▶ YOUR INSTRUCTIONS: Start at the line where "Emit a Python" appears and end at the line where "43, 53, 53, 57, 34, 36]" appears; repeat those lines exactly, both ends included, leaving pictures behind.

Source code of charts:

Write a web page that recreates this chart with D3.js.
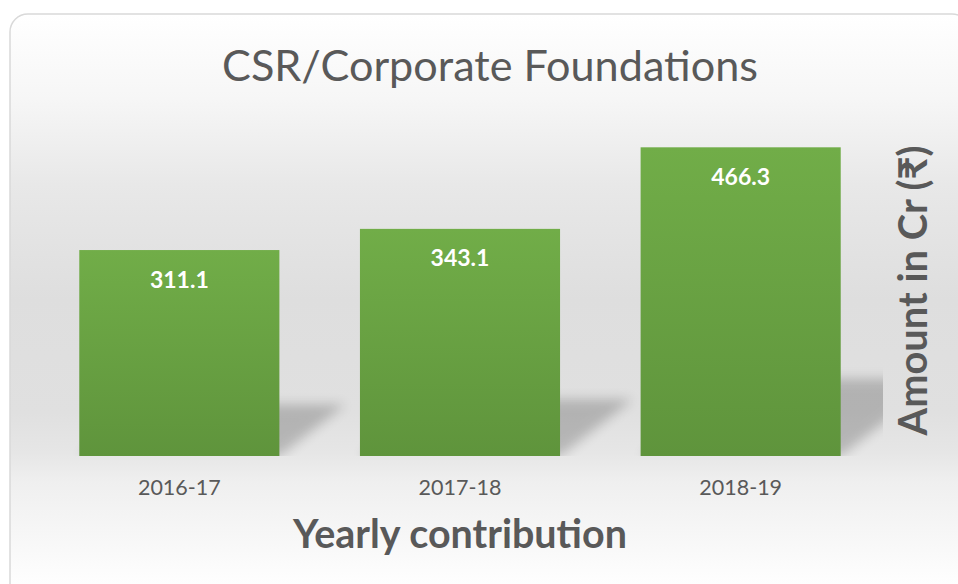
<!DOCTYPE html>
<html>
<head>
<meta charset="utf-8">
<script src="https://cdn.jsdelivr.net/npm/d3@7"></script>
<style>
  html, body { margin: 0; padding: 0; background: #ffffff; }
  svg { display: block; }
</style>
</head>
<body>
<svg id="chart" width="958" height="584"></svg>
<script>
// ---- data ----
const categories = ["2016-17", "2017-18", "2018-19"];
const values = [311.1, 343.1, 466.3];
const yDomain = [0, 500];
const chartTitle = "CSR/Corporate Foundations";
const xAxisTitle = "Yearly contribution";
const yAxisTitle = "Amount in Cr (₹)";

// ---- layout ----
const W = 958, H = 584;
const plot = { left: 39, right: 881, top: 125, bottom: 456 };
const FONT = "Lato, 'Noto Sans', 'DejaVu Sans', sans-serif";
const TEXT = "#595959";

const svg = d3.select("#chart");
const defs = svg.append("defs");

const bg = defs.append("linearGradient").attr("id", "bg")
  .attr("gradientUnits", "userSpaceOnUse").attr("x1", 0).attr("x2", 0).attr("y1", 14).attr("y2", 584);
[[0, "#ffffff"], [0.15, "#f6f6f6"], [0.3, "#e8e8e8"], [0.5, "#dedede"], [0.7, "#e0e0e0"], [0.77, "#e6e6e6"], [0.82, "#efefef"], [1, "#fefefe"]]
  .forEach(([o, c]) => bg.append("stop").attr("offset", o).attr("stop-color", c));

const barGrad = defs.append("linearGradient").attr("id", "barGrad")
  .attr("x1", 0).attr("x2", 0).attr("y1", 0).attr("y2", 1);
barGrad.append("stop").attr("offset", 0).attr("stop-color", "#71ad48");
barGrad.append("stop").attr("offset", 1).attr("stop-color", "#5f943c");

defs.append("filter").attr("id", "blur").attr("x", "-30%").attr("y", "-30%").attr("width", "160%").attr("height", "160%")
  .append("feGaussianBlur").attr("stdDeviation", 6);

defs.append("clipPath").attr("id", "plotClip").append("rect")
  .attr("x", plot.left).attr("y", plot.top - 40)
  .attr("width", plot.right - plot.left + 2).attr("height", plot.bottom - plot.top + 40);

// chart area
svg.append("rect").attr("x", 10).attr("y", 14).attr("width", 960).attr("height", 600)
  .attr("rx", 18).attr("ry", 18)
  .attr("fill", "url(#bg)").attr("stroke", "#d9d9d9").attr("stroke-width", 1.5);

// scales
const x = d3.scaleBand().domain(categories).range([plot.left, plot.right])
  .paddingInner(0.287).paddingOuter(0.1435);
const y = d3.scaleLinear().domain(yDomain).range([plot.bottom, plot.top]);

const data = categories.map((c, i) => ({ c, v: values[i] }));

// shadows
svg.append("g").attr("clip-path", "url(#plotClip)")
  .selectAll("path").data(data).join("path")
  .attr("d", d => {
    const x0 = x(d.c), x1 = x(d.c) + x.bandwidth();
    const hb = y(0) - y(d.v);
    const h = hb * 0.25, dx = hb * 0.32;
    const b = y(0);
    return `M${x0},${b}L${x1},${b}L${x1 + dx},${b - h}L${x0 + dx},${b - h}Z`;
  })
  .attr("fill", "#000").attr("opacity", 0.2).attr("filter", "url(#blur)");

// bars
svg.append("g").selectAll("rect").data(data).join("rect")
  .attr("x", d => x(d.c)).attr("y", d => y(d.v))
  .attr("width", x.bandwidth()).attr("height", d => y(0) - y(d.v))
  .attr("fill", "url(#barGrad)");

// value labels
svg.append("g").selectAll("text").data(data).join("text")
  .attr("x", d => x(d.c) + x.bandwidth() / 2)
  .attr("y", d => y(d.v) + 37.5)
  .attr("text-anchor", "middle")
  .attr("font-family", FONT).attr("font-weight", 700).attr("font-size", 23)
  .attr("fill", "#ffffff")
  .text(d => d.v.toFixed(1));

// x axis (labels only)
const xAxis = svg.append("g").attr("transform", `translate(0,${plot.bottom})`)
  .call(d3.axisBottom(x).tickSize(0).tickPadding(0));
xAxis.select(".domain").remove();
xAxis.selectAll("text")
  .attr("dy", null).attr("y", 39)
  .attr("font-family", FONT).attr("font-size", 21.5).attr("fill", TEXT);

function fit(sel, target) {
  const len = sel.node().getComputedTextLength();
  const fs = parseFloat(sel.attr("font-size"));
  sel.attr("font-size", fs * target / len);
}

// title
const t = svg.append("text").attr("x", 490).attr("y", 81).attr("text-anchor", "middle")
  .attr("font-family", FONT).attr("font-weight", 400).attr("font-size", 38).attr("fill", TEXT)
  .text(chartTitle);
fit(t, 536);

// x axis title
const xt = svg.append("text").attr("x", (plot.left + plot.right) / 2).attr("y", 548)
  .attr("text-anchor", "middle")
  .attr("font-family", FONT).attr("font-weight", 700).attr("font-size", 34).attr("fill", TEXT)
  .text(xAxisTitle);
fit(xt, 334);

// y axis title (right)
const yt = svg.append("text")
  .attr("transform", `translate(927,${(plot.top + plot.bottom) / 2}) rotate(-90)`)
  .attr("text-anchor", "middle")
  .attr("font-family", FONT).attr("font-weight", 700).attr("font-size", 32).attr("fill", TEXT)
  .text(yAxisTitle);
fit(yt, 290);
</script>
</body>
</html>
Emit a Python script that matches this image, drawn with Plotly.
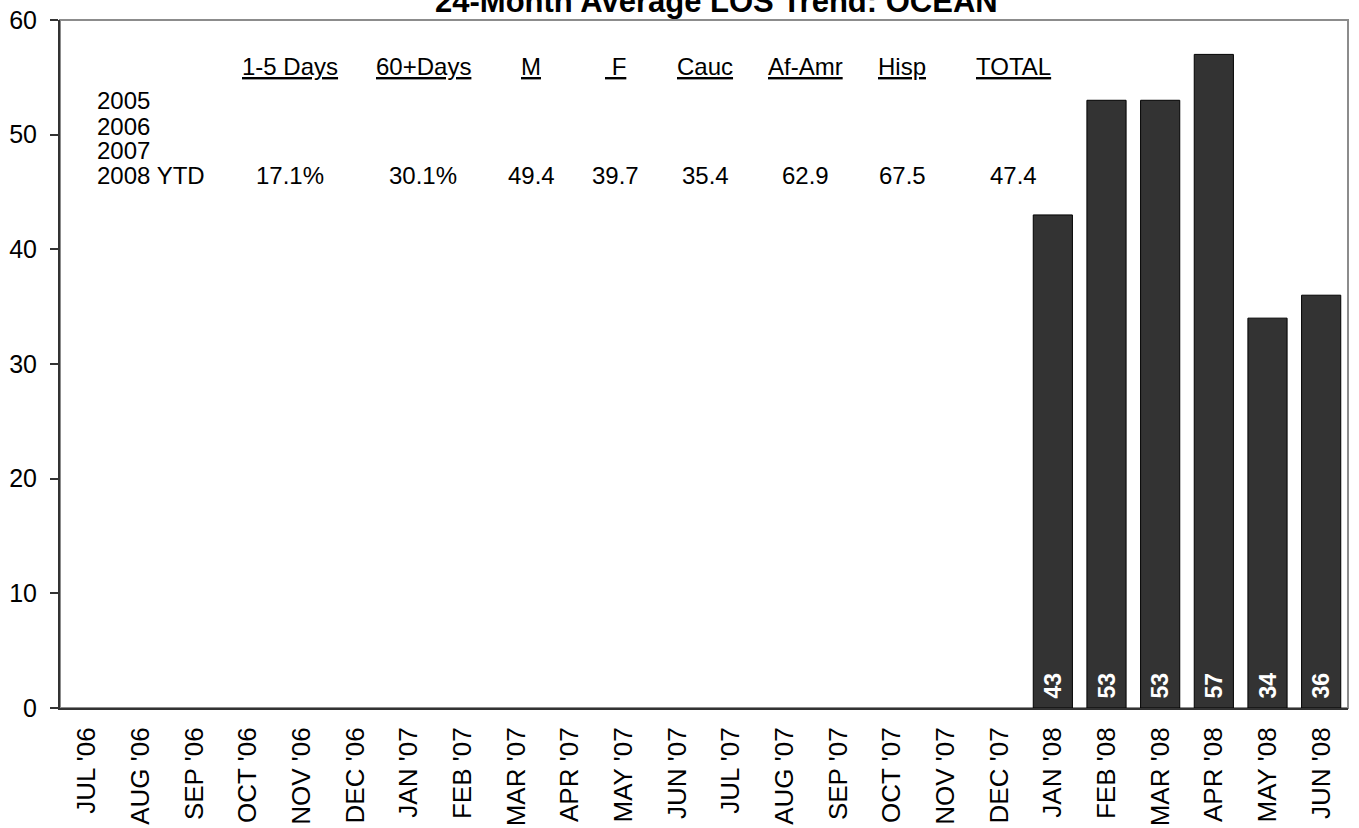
import plotly.graph_objects as go

# ---------------- data ----------------
months = ["JUL '06", "AUG '06", "SEP '06", "OCT '06", "NOV '06", "DEC '06",
          "JAN '07", "FEB '07", "MAR '07", "APR '07", "MAY '07", "JUN '07",
          "JUL '07", "AUG '07", "SEP '07", "OCT '07", "NOV '07", "DEC '07",
          "JAN '08", "FEB '08", "MAR '08", "APR '08", "MAY '08", "JUN '08"]
avg_los = [None, None, None, None, None, None,
           None, None, None, None, None, None,
           None, None, None, None, None, None,
           43, 53, 53, 57, 34, 36]

row_labels = ["2005", "2006", "2007", "2008 YTD"]
col_headers = ["1-5 Days", "60+Days", "M", "\u00a0F", "Cauc", "Af-Amr", "Hisp", "TOTAL"]
ytd_values = ["17.1%", "30.1%", "49.4", "39.7", "35.4", "62.9", "67.5", "47.4"]

title_text = "24-Month Average LOS Trend: OCEAN"

# ---------------- layout constants ----------------
W, H = 1359, 828
L, R, T, B = 60, 11, 20, 120
PW, PH = W - L - R, H - T - B
FONT = "Liberation Sans, Arial, sans-serif"


def px(xp):
    return (xp - L) / PW


def py(yp):
    return (H - B - yp) / PH


col_x = [290, 423, 531, 615, 705, 806, 902, 1013]
header_y = 66
row_y = [101, 126, 150, 176]
row_x = 95

fig = go.Figure()
fig.add_trace(go.Bar(
    x=months, y=avg_los,
    marker=dict(color="#333333", line=dict(color="#000000", width=1)),
    text=[("\u00a0%d" % v) if v is not None else "" for v in avg_los],
    textposition="inside", insidetextanchor="start", textangle=-90,
    constraintext="none",
    textfont=dict(family=FONT, size=23, color="white", weight="bold"),
    hoverinfo="x+y", showlegend=False,
))

ann = []
for lbl, yy in zip(row_labels, row_y):
    ann.append(dict(x=px(row_x), y=py(yy), xref="paper", yref="paper",
                    text=lbl, showarrow=False, xanchor="left", yanchor="middle",
                    font=dict(family=FONT, size=24, color="black")))
for h, v, xx in zip(col_headers, ytd_values, col_x):
    ann.append(dict(x=px(xx), y=py(header_y), xref="paper", yref="paper",
                    text="<u>%s</u>" % h, showarrow=False, xanchor="center", yanchor="middle",
                    font=dict(family=FONT, size=24, color="black")))
    ann.append(dict(x=px(xx), y=py(row_y[3]), xref="paper", yref="paper",
                    text=v, showarrow=False, xanchor="center", yanchor="middle",
                    font=dict(family=FONT, size=24, color="black")))
ann.append(dict(x=px(716), y=py(1), xref="paper", yref="paper",
                text="<b>%s</b>" % title_text, showarrow=False,
                xanchor="center", yanchor="middle",
                font=dict(family=FONT, size=31, color="black")))

fig.update_layout(
    width=W, height=H, autosize=False,
    margin=dict(l=L, r=R, t=T, b=B, pad=0),
    paper_bgcolor="white", plot_bgcolor="white",
    bargap=0.27,
    annotations=ann,
    shapes=[dict(type="rect", xref="paper", yref="paper", x0=0, x1=1, y0=0, y1=1,
                 line=dict(color="#8c8c8c", width=2), layer="below")],
    xaxis=dict(type="category", categoryorder="array", categoryarray=months,
               tickangle=-90, ticks="", showgrid=False, showline=True,
               linecolor="#333333", linewidth=2, automargin=False,
               tickfont=dict(family=FONT, size=26, color="black"),
               ticklabelstandoff=7),
    yaxis=dict(range=[0, 60], dtick=10, tick0=0, ticks="outside", ticklen=8,
               tickcolor="#333333", tickwidth=1.5, showgrid=False, zeroline=False,
               showline=True, linecolor="#333333", linewidth=2, automargin=False,
               ticklabelstandoff=8,
               tickfont=dict(family=FONT, size=25, color="black")),
)

fig.write_html("out.html", config={"displayModeBar": False},
               post_script="document.body.style.margin='0px';")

▶ EXERCISE OUTPUT:
Emit a Python script that matches this image, drawn with Plotly.
import plotly.graph_objects as go

# ---------------- data ----------------
months = ["JUL '06", "AUG '06", "SEP '06", "OCT '06", "NOV '06", "DEC '06",
          "JAN '07", "FEB '07", "MAR '07", "APR '07", "MAY '07", "JUN '07",
          "JUL '07", "AUG '07", "SEP '07", "OCT '07", "NOV '07", "DEC '07",
          "JAN '08", "FEB '08", "MAR '08", "APR '08", "MAY '08", "JUN '08"]
avg_los = [None, None, None, None, None, None,
           None, None, None, None, None, None,
           None, None, None, None, None, None,
           43, 53, 53, 57, 34, 36]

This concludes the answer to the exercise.